I think it’s cute that its moniker reflects the original building’s program (P.S. = public school). Also, PS1’s an exhibiting museum rather than a collecting one, which I suppose is fairly normal for contemporary art museums … because they’re all about the contemporary (id est, the now). I had been to PS1 once to attend a lecture/book launch that one of my professors was involved in, but otherwise the trek to LIC from the UWS was not worth it in my eyes. Anyhow, over the summer I lived in Astoria, so before saying adios to NYC I paid PS1 a proper visit. Nice place, but not my favorite.

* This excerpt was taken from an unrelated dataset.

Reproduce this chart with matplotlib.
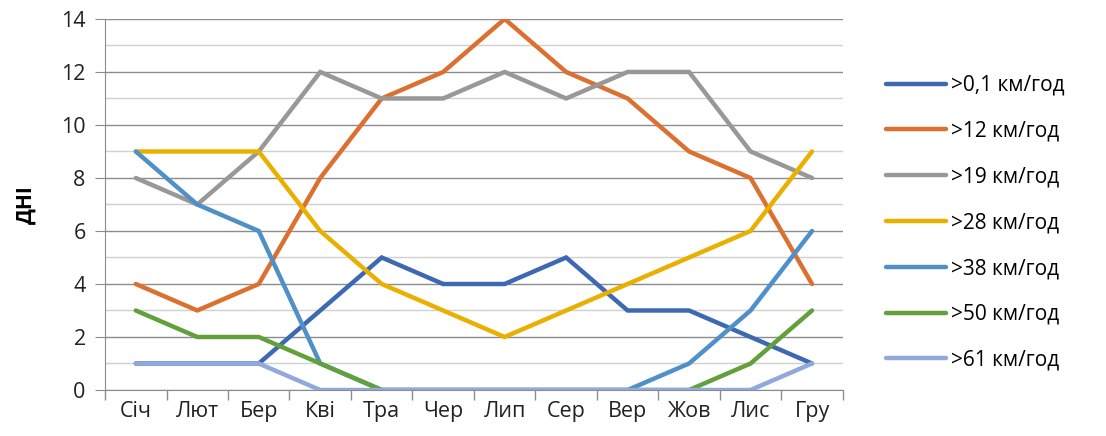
import matplotlib.pyplot as plt
from matplotlib.ticker import MultipleLocator

# Monthly wind-speed day counts
months = ['Січ', 'Лют', 'Бер', 'Кві', 'Тра', 'Чер', 'Лип', 'Сер', 'Вер', 'Жов', 'Лис', 'Гру']
labels = ['>0,1 км/год', '>12 км/год', '>19 км/год', '>28 км/год',
          '>38 км/год', '>50 км/год', '>61 км/год']
s01 = [1, 1, 1, 3, 5, 4, 4, 5, 3, 3, 2, 1]
s12 = [4, 3, 4, 8, 11, 12, 14, 12, 11, 9, 8, 4]
s19 = [8, 7, 9, 12, 11, 11, 12, 11, 12, 12, 9, 8]
s28 = [9, 9, 9, 6, 4, 3, 2, 3, 4, 5, 6, 9]
s38 = [9, 7, 6, 1, 0, 0, 0, 0, 0, 1, 3, 6]
s50 = [3, 2, 2, 1, 0, 0, 0, 0, 0, 0, 1, 3]
s61 = [1, 1, 1, 0, 0, 0, 0, 0, 0, 0, 0, 1]
series = [s01, s12, s19, s28, s38, s50, s61]
colors = ['#3D68B2', '#DC7030', '#989898', '#EAB000', '#5090C8', '#62A03C', '#91A8DA']

plt.rcParams['font.family'] = ['Open Sans', 'DejaVu Sans']

fig = plt.figure(figsize=(11.06, 4.36), dpi=100)
ax = fig.add_axes([0.095, 0.1055, 0.667, 0.851])

x = list(range(len(months)))
for vals, lab, col in zip(series, labels, colors):
    ax.plot(x, vals, color=col, lw=3.2, label=lab, solid_joinstyle='miter',
            solid_capstyle='round', zorder=3)

ax.set_xlim(-0.5, 11.5)
ax.set_ylim(0, 14)
ax.yaxis.set_major_locator(MultipleLocator(2))
ax.yaxis.set_minor_locator(MultipleLocator(1))
ax.grid(axis='y', which='major', color='#8c8c8c', lw=1)
ax.grid(axis='y', which='minor', color='#d0d0d0', lw=1)

# category labels centred, tick marks on the boundaries
ax.set_xticks(x)
ax.set_xticklabels(months, fontsize=15.5, color='#222222')
ax.set_xticks([i - 0.5 for i in range(13)], minor=True)
ax.tick_params(axis='x', which='major', length=0, pad=8)
ax.tick_params(axis='x', which='minor', length=7, color='#8c8c8c', width=1)
ax.tick_params(axis='y', which='major', labelsize=15.5, labelcolor='#222222',
               length=7, color='#8c8c8c', pad=7)
ax.tick_params(axis='y', which='minor', length=0)

for side in ['top', 'right']:
    ax.spines[side].set_visible(False)
for side in ['left', 'bottom']:
    ax.spines[side].set_color('#8c8c8c')

ax.set_ylabel('ДНІ', fontsize=15, fontweight='bold', labelpad=18)

fig.legend(loc='upper left', bbox_to_anchor=(0.784, 0.871), frameon=False,
           fontsize=15, handlelength=2.9, labelspacing=1.19, handletextpad=0.25)

fig.savefig('out.png', dpi=100)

I liked how there was art everywhere and it had a grittier work-in-progress feel to it compared to the Met (a ‘proper’ museum where things are in gilded frames and I always feel underdressed) or MoMA (a more free-spirited museum due to the type of art on display, but which still adheres to that typical ‘gallery’ look). PS1, however, however, is downright chill.
Take the stairwell, for example. Stairwell A, to be specific.
This is art. A long-term installation called “In the Woods” (2004) by Ernesto Caivano. Yeah, it’s kind of a grungy space, but it’s the cool hipster kind of grunge that you’d expect from Brooklyn or some such. The walls and ceiling weren’t primed white before Caivano made the space his canvas, but it’s better because of that. It’s an interesting mixture with the concrete, chain-link fencing, hanging light fixtures, rough walls, and this beautiful scene of crossing branches and birds in black laid on top. It just works.
Other stairwells had paintings by other artists. And then some areas were left as … authentic grunge.